« Quand un homme se sent parvenu au bout du rouleau, il est parfaitement naturel qu’il ait envie de crier (…) Sinon, son propre souffle le suffoquera, le ciel lui-même l’étouffera. » Paul Auster Moon Palace (Babel, p.260)
Tree of life
Il y a des sons et des musiques qui vous mettent les nerfs en pelote et réclament de se casser la tête, de se laisser pénétrer, et on n’est pas obligé de s’y soumettre, il suffit de tourner le bouton. Si vous n’avez pas envie de ça, c’est très bien, ça ne vaut pas le coup d’aller plus loin, d’autres plaisirs moins dangereux vous attendent, mais ils seront sans doute aussi moins profonds et vous laisseront à la porte du cosmos, sain et sauf. Il paraît évident que l’espèce humaine ne se résume pas à un tas de chairs, de neurones et de muscles animaux. Ceux qui nous considèrent au même niveau que les poissons et les bonobos, à part la question sexuelle peut-être, se trompent. Les humains ont inventé la musique et les noirs américains le jazz. Un manouche à qui il manquait deux doigts en a même créé la forme européenne. Ces derniers faits se sont produits de notre vivant ou de ceux de nos grands-parents, pas plus loin, ce qui est enthousiasmant et paraît vivant sous nos yeux, même si plus d’une fois on a dit que le jazz était mort ou, comme Zappa, qu’il a une drôle d’odeur. Les experts le font naître vers 1890 à la Nouvelle-Orléans.
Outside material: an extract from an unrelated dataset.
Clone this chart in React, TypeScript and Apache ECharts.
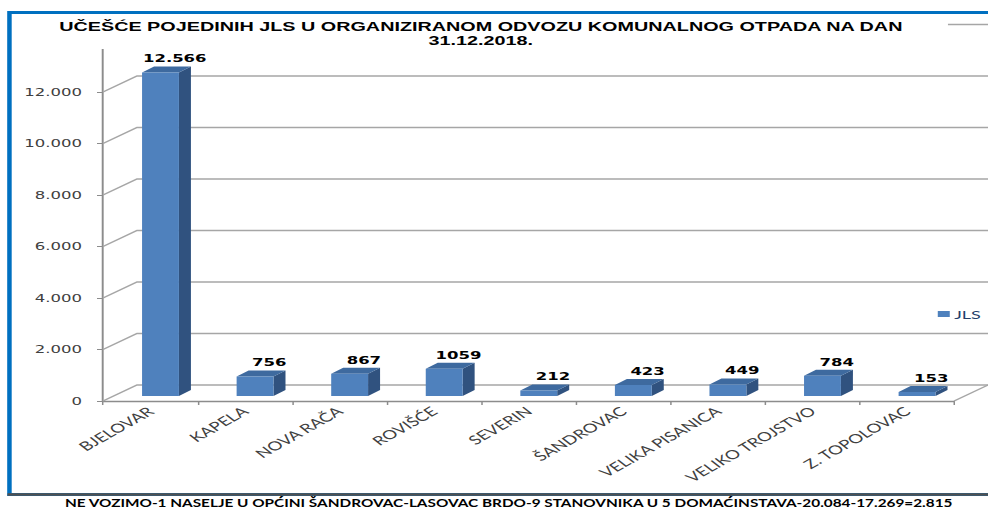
import React, { useEffect, useRef } from 'react';
import * as echarts from 'echarts';

// ---- data ----
const categories = [
  'BJELOVAR',
  'KAPELA',
  'NOVA RAČA',
  'ROVIŠĆE',
  'SEVERIN',
  'ŠANDROVAC',
  'VELIKA PISANICA',
  'VELIKO TROJSTVO',
  'Z. TOPOLOVAC',
];
const values = [12566, 756, 867, 1059, 212, 423, 449, 784, 153];
const yTicks = [0, 2000, 4000, 6000, 8000, 10000, 12000, 14000];
const seriesName = 'JLS';
const titleText =
  'UČEŠĆE POJEDINIH JLS U ORGANIZIRANOM ODVOZU KOMUNALNOG OTPADA NA DAN\n31.12.2018.';
const noteText =
  'NE VOZIMO-1 NASELJE U OPĆINI ŠANDROVAC-LASOVAC BRDO-9 STANOVNIKA U 5 DOMAĆINSTAVA-20.084-17.269=2.815';

// ---- layout (the reference picture is stretched horizontally) ----
const PAGE_W = 988;
const PAGE_H = 509;
const W = 659;
const STRETCH = PAGE_W / W;

const WALL_DX = 22.7;
const WALL_DY = -16;
const BAR_DX = 8;
const BAR_DY = -6;
const BAR_BASE_DY = -5;

const FRONT = '#4F81BD';
const SIDE = '#30527F';
const TOP = '#3E6A9F';
const GRID_GRAY = '#A6A6A6';
const AXIS_GRAY = '#8C8C8C';

const dotThousands = (v: number) => String(v).replace(/\B(?=(\d{3})+(?!\d))/g, '.');
const valueLabel = (v: number) => (v >= 10000 ? dotThousands(v) : String(v));

const option: any = {
  animation: false,
  title: {
    text: titleText,
    left: 290.7,
    top: 15,
    textAlign: 'center',
    padding: [5, 30, 1, 30],
    backgroundColor: '#fff',
    textStyle: {
      fontFamily: 'Liberation Sans',
      fontWeight: 'bold',
      fontSize: 13.2,
      lineHeight: 14,
      color: '#000',
    },
  },
  legend: {
    data: [seriesName],
    left: 625.5,
    top: 308,
    padding: 0,
    icon: 'rect',
    itemWidth: 8,
    itemHeight: 6,
    textStyle: { fontFamily: 'Lato', fontSize: 12, color: '#243F6B', padding: [0, 0, 0, -2] },
  },
  grid: { left: 68.7, right: 22.6, top: 40.5, bottom: 108 },
  xAxis: {
    type: 'category',
    data: categories,
    boundaryGap: true,
    axisLine: { lineStyle: { color: AXIS_GRAY, width: 1.3 } },
    axisTick: { show: true, length: 4, lineStyle: { color: AXIS_GRAY } },
    axisLabel: {
      interval: 0,
      rotate: 40,
      margin: 8,
      fontFamily: 'Lato',
      fontSize: 12.5,
      color: '#404040',
    },
  },
  yAxis: {
    type: 'value',
    min: 0,
    max: 14000,
    interval: 2000,
    axisLine: { show: true, lineStyle: { color: AXIS_GRAY, width: 1.3 } },
    axisTick: { show: true, length: 4, lineStyle: { color: AXIS_GRAY } },
    splitLine: { show: false },
    axisLabel: {
      margin: 14,
      fontFamily: 'DejaVu Sans',
      fontSize: 11,
      color: '#404040',
      formatter: (v: number) => (v === 14000 ? '' : dotThousands(v)),
    },
  },
  series: [
    {
      type: 'custom',
      name: 'wall',
      z: 1,
      silent: true,
      data: yTicks.map((v) => [0, v]),
      encode: { x: 0, y: 1 },
      renderItem: (params: any, api: any) => {
        const cs = params.coordSys;
        const v = api.value(1);
        const y = api.coord([0, v])[1];
        const left = cs.x;
        const right = cs.x + cs.width;
        const style = { stroke: GRID_GRAY, lineWidth: 1.3, fill: 'none' };
        const children: any[] = [
          {
            type: 'polyline',
            shape: {
              points: [
                [left, y],
                [left + WALL_DX, y + WALL_DY],
                [right + WALL_DX, y + WALL_DY],
              ],
            },
            style,
          },
        ];
        if (v === 0) {
          children.push({
            type: 'line',
            shape: { x1: right, y1: y, x2: right + WALL_DX, y2: y + WALL_DY },
            style,
          });
        }
        return { type: 'group', children };
      },
    },
    {
      type: 'custom',
      name: seriesName,
      z: 3,
      itemStyle: { color: FRONT },
      data: values.map((v, i) => [i, v]),
      encode: { x: 0, y: 1 },
      renderItem: (params: any, api: any) => {
        const i = api.value(0);
        const v = api.value(1);
        const topPt = api.coord([i, v]);
        const basePt = api.coord([i, 0]);
        const band = api.size([1, 0])[0];
        const w = band * 0.39;
        const cx = topPt[0] + band * 0.108;
        const xl = cx - w / 2;
        const xr = cx + w / 2;
        const yt = topPt[1] + BAR_BASE_DY;
        const yb = basePt[1] + BAR_BASE_DY;
        return {
          type: 'group',
          children: [
            {
              type: 'polygon',
              shape: {
                points: [
                  [xr, yt],
                  [xr + BAR_DX, yt + BAR_DY],
                  [xr + BAR_DX, yb + BAR_DY],
                  [xr, yb],
                ],
              },
              style: { fill: SIDE },
            },
            {
              type: 'polygon',
              shape: {
                points: [
                  [xl, yt],
                  [xl + BAR_DX, yt + BAR_DY],
                  [xr + BAR_DX, yt + BAR_DY],
                  [xr, yt],
                ],
              },
              style: { fill: TOP },
            },
            {
              type: 'rect',
              shape: { x: xl, y: yt, width: w, height: yb - yt },
              style: { fill: FRONT },
            },
            {
              type: 'text',
              x: cx + 9.5,
              y: yt - 14,
              style: {
                text: valueLabel(v),
                fontFamily: 'DejaVu Sans',
                fontWeight: 'bold',
                fontSize: 11,
                fill: '#000',
                align: 'center',
                verticalAlign: 'middle',
              },
            },
          ],
        };
      },
    },
  ],
  graphic: [
    {
      type: 'rect',
      shape: { x: 6.3, y: 12.5, width: W + 20, height: 482 },
      style: { stroke: '#0070C0', lineWidth: 3, fill: 'none' },
      silent: true,
    },
    {
      type: 'line',
      shape: { x1: 5, y1: 494.5, x2: W, y2: 494.5 },
      style: { stroke: '#505050', lineWidth: 2.5 },
      silent: true,
    },
    {
      type: 'text',
      x: 43.3,
      y: 508.6,
      scaleX: 0.931,
      style: {
        text: noteText,
        fontFamily: 'Lato',
        fontWeight: 'bold',
        fontSize: 11,
        fill: '#000',
        verticalAlign: 'bottom',
      },
      silent: true,
    },
  ],
};

export default function App() {
  const ref = useRef<HTMLDivElement>(null);
  useEffect(() => {
    const chart = echarts.init(ref.current as HTMLDivElement, null, { renderer: 'svg' });
    chart.setOption(option);
    return () => chart.dispose();
  }, []);
  return (
    <div
      style={{
        position: 'fixed',
        left: 0,
        top: 0,
        width: PAGE_W,
        height: PAGE_H,
        overflow: 'hidden',
        background: '#fff',
      }}
    >
      <div
        ref={ref}
        style={{
          width: W,
          height: PAGE_H,
          transform: `scaleX(${STRETCH})`,
          transformOrigin: '0 0',
        }}
      />
    </div>
  );
}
De ce noyau né en fanfare a surgi un arbre aux multiples branches, puis toute une forêt, des espèces originales, nouvelles, changeantes, monstrueuses ou affadies, pénibles ou jouissives, complexes et rébarbatives au premier abord, des champignons et des fleurs, des ronces et des lianes, qui apparaissent ou se meurent en fonction du climat des villes et des états d’âme, des colères, des flambées d’amour et des envies brusques et des découvertes des musiciens ou des publics. Les puristes y ont perdu leurs petits ; des expériences, des opérations, des greffes, des copulations et des bonds ont eu raison des définitions simplistes, des chapelles et des mausolées. Même le dogme du swing, énoncé par Duke Ellington, a été l’objet de disputes aux arguments tranchants et lourds de sens. La bataille est toujours en cours dans les clubs mais le jazz est tout de même un ensemble de musiques qui, pour paraphraser Nietzche, nous apprennent à danser ; l’un des titres du dernier album de Kendrick Lamar, le rappeur de Compton révélé par Dr Dre, s’appelle For Free? et c’est un morceau de choix, même s’il est bref, où se mêlent jazz et flow, dick et beat.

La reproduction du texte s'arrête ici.